Pointer analysis promises significant benefits for optimizing and parallelizing compilers, yet despite much recent progress it has not advanced beyond the research stage. Several problems remain to be solved before it can become a practical tool. First, the analysis must be efficient without sacrificing the accuracy of the results. Second, pointer analysis algorithms must handle real C programs. If an analysis only provides correct results for well-behaved input programs, it will not be widely used. We have developed a pointer analysis algorithm that addresses these issues.
The goal of our analysis is to identify the potential values of the pointers at each statement in a program. We represent that information using points-to functions. We consider heap-allocated data structures as well as global and stack variables, but we do not attempt to analyze the relationships between individual elements of recursive data structures.

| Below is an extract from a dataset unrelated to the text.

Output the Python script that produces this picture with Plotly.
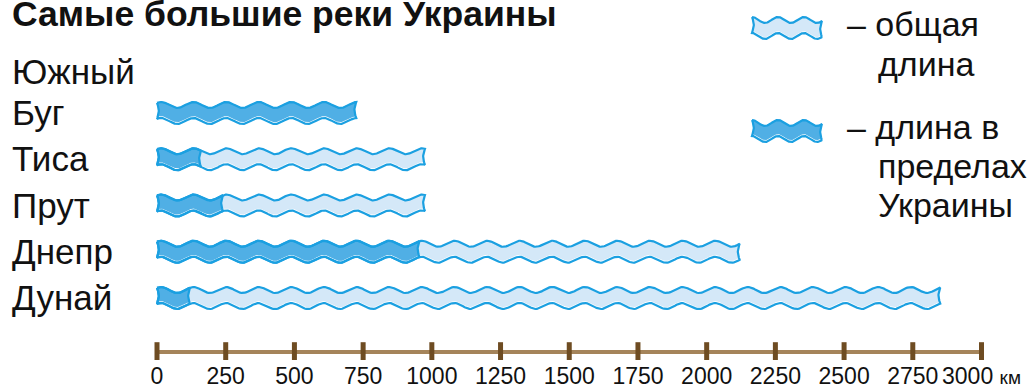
import numpy as np
import plotly.graph_objects as go

# ---------------- data ----------------
rivers = ["Дунай", "Днепр", "Прут", "Тиса", "Южный Буг"]
total_km = [2850, 2120, 975, 975, 725]
ukraine_km = [120, 955, 240, 160, 725]
tick_vals = [0, 250, 500, 750, 1000, 1250, 1500, 1750, 2000, 2250, 2500, 2750, 3000]
tick_text = [str(v) for v in tick_vals[:-1]] + ["3000 <span style='font-size:19px'>км</span>"]
title_text = "Самые большие реки Украины"
legend_total_lines = ["– общая", "длина"]
legend_ukr_lines = ["– длина в", "пределах", "Украины"]

# ---------------- layout constants ----------------
W, H = 1035, 389
PLOT_H = 360                     # plot area height (px)
X0_PX, X3000_PX = 157, 981.5
KM_PX = (X3000_PX - X0_PX) / 3000
ROW0_PX, ROW_STEP = 298, 46.25   # pixel centre of first river, spacing


def row_to_px(r):
    return ROW0_PX - ROW_STEP * r


def px_to_row(p):
    return (ROW0_PX - p) / ROW_STEP


def px_to_paper(p):
    return 1 - p / PLOT_H


LINE_BLUE = "#1ba0e1"
LIGHT_FILL = "#d4e8f8"
DARK_FILL = "#50afe5"
BROWN = "#a5845a"
DARK_BROWN = "#6e4c22"
FONT = "Arial, Liberation Sans, sans-serif"
TEXT_COL = "#111111"

HALF_T = 8.0 / ROW_STEP          # half ribbon thickness
AMP = 3.0 / ROW_STEP             # wave amplitude (edges in phase)
PERIOD_KM = 32.6 / KM_PX
PHASE_KM = 4.0 / KM_PX
CAP_KM = 1.8 / KM_PX
FILL_SHIFT = 1.3 / ROW_STEP      # fill slightly offset upward, as in the print


def wave_shape(x0, x1, row, half_t, period=PERIOD_KM, phase=PHASE_KM, n=500):
    xs = np.linspace(x0, x1, n)
    off = AMP * np.cos(2 * np.pi * (xs - phase) / period)
    top = row + half_t + off
    bot = row - half_t + off
    t = np.linspace(0, 1, 20)
    rx = x1 - CAP_KM * np.sin(np.pi * t)
    ry = top[-1] + (bot[-1] - top[-1]) * t
    lx = x0 + CAP_KM * np.sin(np.pi * t)
    ly = bot[0] + (top[0] - bot[0]) * t
    X = np.concatenate([xs, rx, xs[::-1], lx])
    Y = np.concatenate([top, ry, bot[::-1], ly])
    return X, Y


fig = go.Figure()


def add_fill(X, Y, color):
    fig.add_trace(go.Scatter(x=X, y=Y, fill="toself", fillcolor=color,
                             mode="lines", line=dict(width=0, color=color),
                             hoverinfo="skip", showlegend=False))


def add_outline(X, Y):
    fig.add_trace(go.Scatter(x=X, y=Y, mode="lines",
                             line=dict(width=2.2, color=LINE_BLUE),
                             hoverinfo="skip", showlegend=False))


def add_river(row, total, inside):
    X, Y = wave_shape(0, total, row + FILL_SHIFT, HALF_T - 0.6 / ROW_STEP)
    add_fill(X, Y, LIGHT_FILL)
    X, Y = wave_shape(0, inside, row + FILL_SHIFT, HALF_T - 0.6 / ROW_STEP)
    add_fill(X, Y, DARK_FILL)
    X, Y = wave_shape(0, total, row, HALF_T)
    add_outline(X, Y)
    if inside < total:
        X, Y = wave_shape(0, inside, row, HALF_T)
        add_outline(X, Y)


for i, (tot, ukr) in enumerate(zip(total_km, ukraine_km)):
    add_river(i, tot, ukr)

# legend glyphs
LEG_X0 = (752 - X0_PX) / KM_PX
LEG_LEN = 70 / KM_PX
LEG_PERIOD = 26 / KM_PX


def add_sample(row, dark):
    X, Y = wave_shape(0, LEG_LEN, row + FILL_SHIFT, HALF_T - 0.6 / ROW_STEP, LEG_PERIOD, 0)
    add_fill(X + LEG_X0, Y, DARK_FILL if dark else LIGHT_FILL)
    X, Y = wave_shape(0, LEG_LEN, row, HALF_T, LEG_PERIOD, 0)
    add_outline(X + LEG_X0, Y)


add_sample(px_to_row(28), False)
add_sample(px_to_row(131), True)

# scale bar
AXIS_ROW = px_to_row(352)
fig.add_trace(go.Scatter(x=[tick_vals[0], tick_vals[-1]], y=[AXIS_ROW, AXIS_ROW],
                         mode="lines", line=dict(color=BROWN, width=4),
                         hoverinfo="skip", showlegend=False))
fig.add_trace(go.Scatter(x=tick_vals, y=[AXIS_ROW] * len(tick_vals), mode="markers",
                         marker=dict(symbol="line-ns", size=14,
                                     line=dict(width=5, color=DARK_BROWN)),
                         hoverinfo="skip", showlegend=False))


def add_text(x_px, mid_px, text, size=35, bold=False):
    fig.add_annotation(x=x_px / W, xref="paper", xanchor="left",
                       y=px_to_paper(mid_px), yref="paper", yanchor="middle",
                       text=("<b>%s</b>" % text) if bold else text,
                       showarrow=False, align="left",
                       font=dict(family=FONT, size=size, color=TEXT_COL))


# river labels (box middle ~2.5 px above cap centre)
for i, name in enumerate(rivers):
    cap_c = row_to_px(i) + 2
    words = name.split(" ")
    if len(words) == 2:
        add_text(10, cap_c - 2.5 - 41, words[0])
        add_text(10, cap_c - 2.5, words[1])
    else:
        add_text(10, cap_c - 2.5, name)

# title
add_text(10, 14, title_text, size=35.5, bold=True)

# legend texts
add_text(845, 24, legend_total_lines[0], size=34)
add_text(876, 64, legend_total_lines[1], size=34)
add_text(845, 127, legend_ukr_lines[0], size=34)
add_text(876, 166, legend_ukr_lines[1], size=34)
add_text(876, 205, legend_ukr_lines[2], size=34)

fig.update_layout(
    width=W, height=H,
    margin=dict(l=0, r=0, t=0, b=H - PLOT_H),
    paper_bgcolor="white", plot_bgcolor="white",
    showlegend=False,
    xaxis=dict(range=[-X0_PX / KM_PX, (W - X0_PX) / KM_PX],
               tickvals=tick_vals, ticktext=tick_text, ticks="",
               showgrid=False, zeroline=False, showline=False,
               tickfont=dict(family=FONT, size=23, color=TEXT_COL),
               fixedrange=True),
    yaxis=dict(range=[px_to_row(PLOT_H), px_to_row(0)], visible=False,
               showgrid=False, zeroline=False, fixedrange=True),
)

fig.write_html("out.html", config={"displayModeBar": False},
               post_script="document.body.style.margin='0';document.body.style.overflow='hidden';")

Interprocedural analysis is crucial for accurately identifying pointer values. Only very conservative estimates are possible by analyzing each procedure in isolation. One straightforward approach is to combine all the procedures into a single control flow graph, adding edges for calls and returns. An iterative data-flow analysis using such a graph is relatively simple but suffers from the problem of unrealizable paths. That is, values can propagate from one call site, through the callee procedure, and back to a different call site. Some algorithms attempt to avoid unrealizable paths by tagging the pointer information with abstractions of the calling contexts . However, these algorithms still inappropriately combine some information from different contexts.
Emami et al. have proposed a context-sensitive algorithm that completely reanalyzes a procedure for each of its calling contexts . This not only prevents values from propagating along unrealizable paths, but also guarantees that the analysis of a procedure in one calling context is completely independent of all the other contexts. A procedure may behave quite differently in each context due to aliases among its inputs, and a context-sensitive analysis keeps those behaviors separate. Reanalyzing for every calling context is only practical for small programs. For larger programs, the exponential cost quickly becomes prohibitive.
Interval analysis, which has been successfully used to analyze side effects for scalar and array variables in Fortran programs , is an approach that combines context sensitivity and efficiency. This technique summarizes the effects of a procedure by a transfer function. For each call site where the procedure is invoked, it computes the effects of the procedure by applying the transfer function to the specific input parameters at the call site. This provides context sensitivity without reanalyzing at every call site.
Interval analysis relies on being able to concisely summarize the effects of the procedures. Unfortunately, pointer analysis is not amenable to succinct summarization. The effects of a procedure may depend heavily on the aliases that hold when it is called. Thus, the evaluation of a transfer function that summarizes the pointer assignments in a procedure may be no simpler than running an iterative algorithm over the original procedure.
We propose a new technique that is completely context-sensitive yet does not sacrifice efficiency. Our approach is based on the insight that procedures are typically called with the same aliases among their inputs. Thus it is not necessary to completely summarize a procedure for all the potential aliases but only for those that occur in the program. Our idea is to generate incomplete transfer functions that only cover the input conditions that exist in the program. These incomplete transfer functions are made up of simple partial transfer functions (PTFs) that are only applicable to calling contexts that exhibit certain alias relationships. We have developed an efficient technique that isolates the set of relevant aliases upon which a PTF definition is based.
Our analysis embraces all the inelegant features of the C language that are hard to analyze but are commonly used. It safely handles arbitrary type casts, unions, and pointer arithmetic. It also assumes that pointers may be stored in any memory locations, regardless of the types declared for those locations. Since some of the standard library functions may change the values of pointers, we provide the analysis with a summary of the potential pointer assignments in each library function.
We have implemented our algorithm in the SUIF compiler system and have measured the analysis times for a set of benchmark programs. Our empirical results show that our technique is successful in that it often needs to generate only one PTF for each procedure in the program.
This paper is organized as follows. We first introduce the major concepts behind our approach and give an outline of our algorithm in Section 2.1. We then describe our representation of memory locations and pointer values in Section 3. Next in Section 4, we explain the intraprocedural portion of our algorithm. Section 5 then describes how we compute the effects of procedure calls. Finally, we discuss related work in Section 6 and present our experimental results in Section 7.